Mimulus d. aurantiacus

(bush monkeyflower plant)

One commonly propagated native wildflower is Mimulus d. Aurantiacus, or sticky monkeyflower plant, also known as the bush monkeyflower. The bush monkey flower is native to the coast and coastal ranges of California, stretching from northern Baja California to Oregon. It appears naturally in a wide variety of habitats including chaparral, oak woodlands, redwood forests, disturbed environments and serpentine cliffs. It will grow in just about any soil type, including serpentine soils, as long as it is well drained and not over watered. The plant is drought tolerant and cold tolerant.

Mimulus aurantiacus grows as a semi-woody perennial shrub which can get up to four feet tall.

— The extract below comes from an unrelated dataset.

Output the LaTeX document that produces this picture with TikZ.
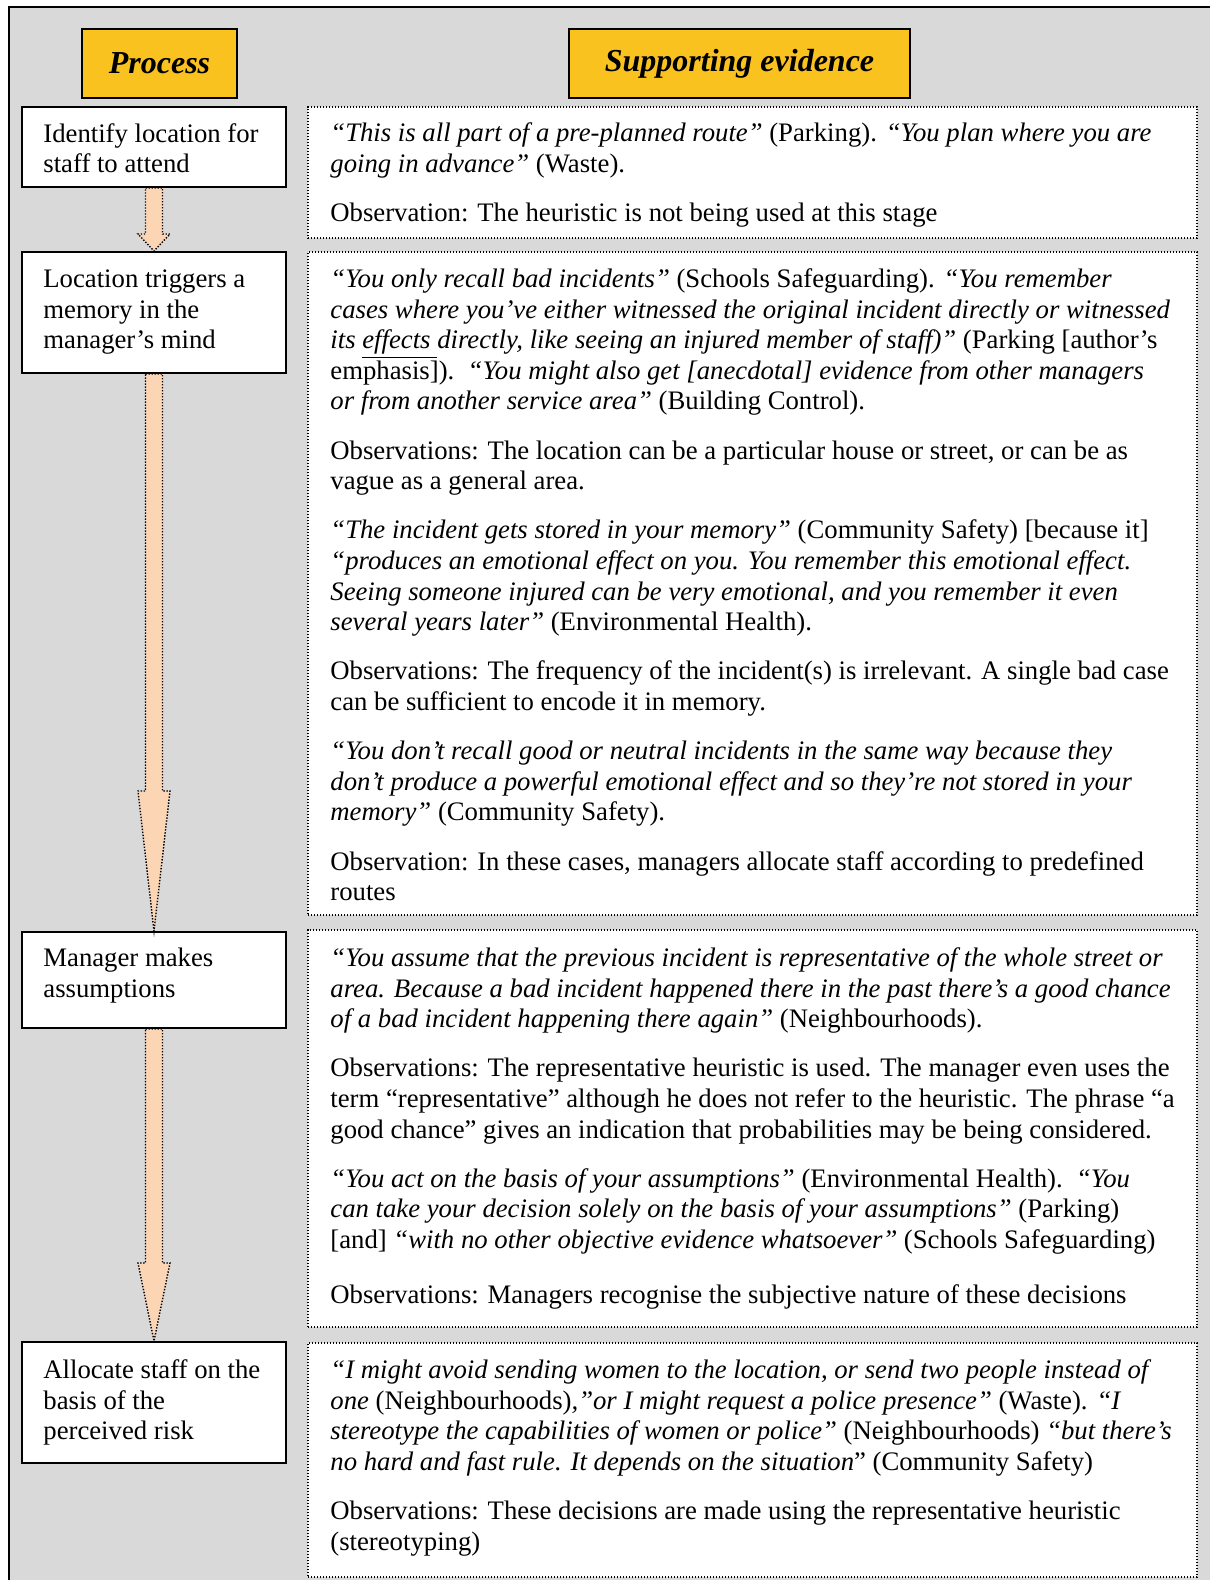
\documentclass[tikz,border=0pt]{standalone}
\usepackage{fontspec}
\setmainfont{Liberation Serif}
\usetikzlibrary{calc}
\definecolor{panelgray}{HTML}{D9D9D9}
\definecolor{headgold}{HTML}{F9C21F}
\definecolor{arrowpeach}{HTML}{FCD5B4}
% a block of body text whose first baseline sits on the node's base anchor
\newcommand\evtext[2]{\parbox[t]{#1}{\fontsize{13.36}{15.3}\selectfont\raggedright #2}}
% extra space between paragraphs
\newcommand\evgap{\\[9.3pt]}
% block arrow from the bottom of one box to the top of the next
\newcommand\flowarrow[3]{%
  \draw[blockarrow] ($(#1.south)+(-8.5,0)$) -- ($(#1.south)+(8.5,0)$)
    -- ($(#2.north)+(8.5,-#3)$) -- ($(#2.north)+(16,-#3)$) -- (#2.north)
    -- ($(#2.north)+(-16,-#3)$) -- ($(#2.north)+(-8.5,-#3)$) -- cycle;}
\begin{document}
\begin{tikzpicture}[x=0.5pt,y=-0.5pt,
  headbox/.style={draw=black, line width=1pt, fill=headgold, inner sep=0pt,
    font=\fontsize{16}{19}\selectfont\bfseries\itshape},
  procbox/.style={draw=black, line width=1pt, fill=white, inner sep=0pt,
    minimum width=132pt},
  evbox/.style={draw=black, line width=0.7pt, dash pattern=on 0.7pt off 0.8pt,
    fill=white, inner sep=0pt, minimum width=444.5pt},
  blockarrow/.style={draw=black, line width=0.7pt, dash pattern=on 0.7pt off 0.8pt,
    fill=arrowpeach},
  bodytext/.style={anchor=base west, inner sep=0pt}
]
\useasboundingbox (0,0) rectangle (1210,1580);
\begin{scope}
  \clip (0,0) rectangle (1210,1580);
  \path[fill=panelgray, draw=black, line width=1.25pt] (9,7) rectangle (1240,1610);
\end{scope}

% column headings
\node[headbox, minimum width=77.5pt, minimum height=34.5pt] (hproc) at (159.5,63.5) {Process};
\node[headbox, minimum width=170.5pt, minimum height=34.5pt] (hevid) at (739.5,63.5) {Supporting evidence};

% process steps
\node[procbox, minimum height=40pt]   (p1) at (154,147) {};
\node[procbox, minimum height=60.5pt] (p2) at (154,312.5) {};
\node[procbox, minimum height=48pt]   (p3) at (154,980) {};
\node[procbox, minimum height=60.5pt] (p4) at (154,1402.5) {};

\node[bodytext] (p1t) at (43,142) {\evtext{125pt}{Identify location for\\staff to attend}};
\node[bodytext] (p2t) at (43,287.5) {\evtext{125pt}{Location triggers a\\memory in the\\manager’s mind}};
\node[bodytext] (p3t) at (43,966.5) {\evtext{125pt}{Manager makes\\assumptions}};
\node[bodytext] (p4t) at (43,1378.5) {\evtext{125pt}{Allocate staff on the\\basis of the\\perceived risk}};

% arrows between steps
\flowarrow{p1}{p2}{17}
\flowarrow{p2}{p3}{140}
\flowarrow{p3}{p4}{78}

% evidence panels
\node[evbox, minimum height=65.5pt]  (e1) at (752.5,172.5) {};
\node[evbox, minimum height=331.5pt] (e2) at (752.5,583.5) {};
\node[evbox, minimum height=198.5pt] (e3) at (752.5,1128.5) {};
\node[evbox, minimum height=117pt]   (e4) at (752.5,1460) {};

\node[bodytext] (e1t) at (330,141.5) {\evtext{440pt}{%
\textit{“This is all part of a pre-planned route”} (Parking). \textit{“You plan where you are}\\
\textit{going in advance”} (Waste).\evgap
Observation: The heuristic is not being used at this stage}};

\node[bodytext] (e2t) at (330,287.5) {\evtext{440pt}{%
\textit{“You only recall bad incidents”} (Schools Safeguarding). \textit{“You remember}\\
\textit{cases where you’ve either witnessed the original incident directly or witnessed}\\
\textit{its \underline{effects\ }directly, like seeing an injured member of staff)”} (Parking [author’s\\
emphasis]).\ \ \textit{“You might also get [anecdotal] evidence from other managers}\\
\textit{or from another service area”} (Building Control).\evgap
Observations: The location can be a particular house or street, or can be as\\
vague as a general area.\evgap
\textit{“The incident gets stored in your memory”} (Community Safety) [because it]\\
\textit{“produces an emotional effect on you. You remember this emotional effect.}\\
\textit{Seeing someone injured can be very emotional, and you remember it even}\\
\textit{several years later”} (Environmental Health).\evgap
Observations: The frequency of the incident(s) is irrelevant. A single bad case\\
can be sufficient to encode it in memory.\evgap
\textit{“You don’t recall good or neutral incidents in the same way because they}\\
\textit{don’t produce a powerful emotional effect and so they’re not stored in your}\\
\textit{memory”} (Community Safety).\evgap
Observation: In these cases, managers allocate staff according to predefined\\
routes}};

\node[bodytext] (e3t) at (330,966.5) {\evtext{440pt}{%
\textit{“You assume that the previous incident is representative of the whole street or}\\
\textit{area. Because a bad incident happened there in the past there’s a good chance}\\
\textit{of a bad incident happening there again”} (Neighbourhoods).\evgap
Observations: The representative heuristic is used. The manager even uses the\\
term “representative” although he does not refer to the heuristic. The phrase “a\\
good chance” gives an indication that probabilities may be being considered.\evgap
\textit{“You act on the basis of your assumptions”} (Environmental Health).\ \ \textit{“You}\\
\textit{can take your decision solely on the basis of your assumptions”} (Parking)\\
{[and]} \textit{“with no other objective evidence whatsoever”} (Schools Safeguarding)\\[12.3pt]
Observations: Managers recognise the subjective nature of these decisions}};

\node[bodytext] (e4t) at (330,1378.5) {\evtext{440pt}{%
\textit{“I might avoid sending women to the location, or send two people instead of}\\
\textit{one} (Neighbourhoods)\textit{,”or I might request a police presence”} (Waste). \textit{“I}\\
\textit{stereotype the capabilities of women or police”} (Neighbourhoods) \textit{“but there’s}\\
\textit{no hard and fast rule. It depends on the situation}” (Community Safety)\evgap
Observations: These decisions are made using the representative heuristic\\
(stereotyping)}};
\end{tikzpicture}
\end{document}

It is characterized by its sticky, resinous leaves and its colorful tubular flowers, which are said to look like the jovial faces of grinning monkeys. The blossoms appear in late spring, last throughout summer, and are generally a pale orange color, but can range in hue from creamy white to deep red. The flowers are pollinated by a variety of welcome garden visitors, including hummingbirds and native bees. Checkerspot butterflies lay their eggs on the leaves of the sticky monkeyflower plant. Checkerspot caterpillars eat the resinous leaves, which contain toxins that make the caterpillar and butterfly distasteful to birds.

This plant had many medicinal uses for the native people of California. According to the National Park Service, Coast Miwok peoples would crush the resinous leaves, which have supposed antiseptic qualities, and apply them to sores and burns. The roots were used to treat fever, dysentery, diarrhea and hemorrhages. The Pomo peoples would create soothing eye drops from a sticky monkey flower floral concoction.

This attractive, low maintenance plant brings beauty, birds, bees, and butterflies to any garden.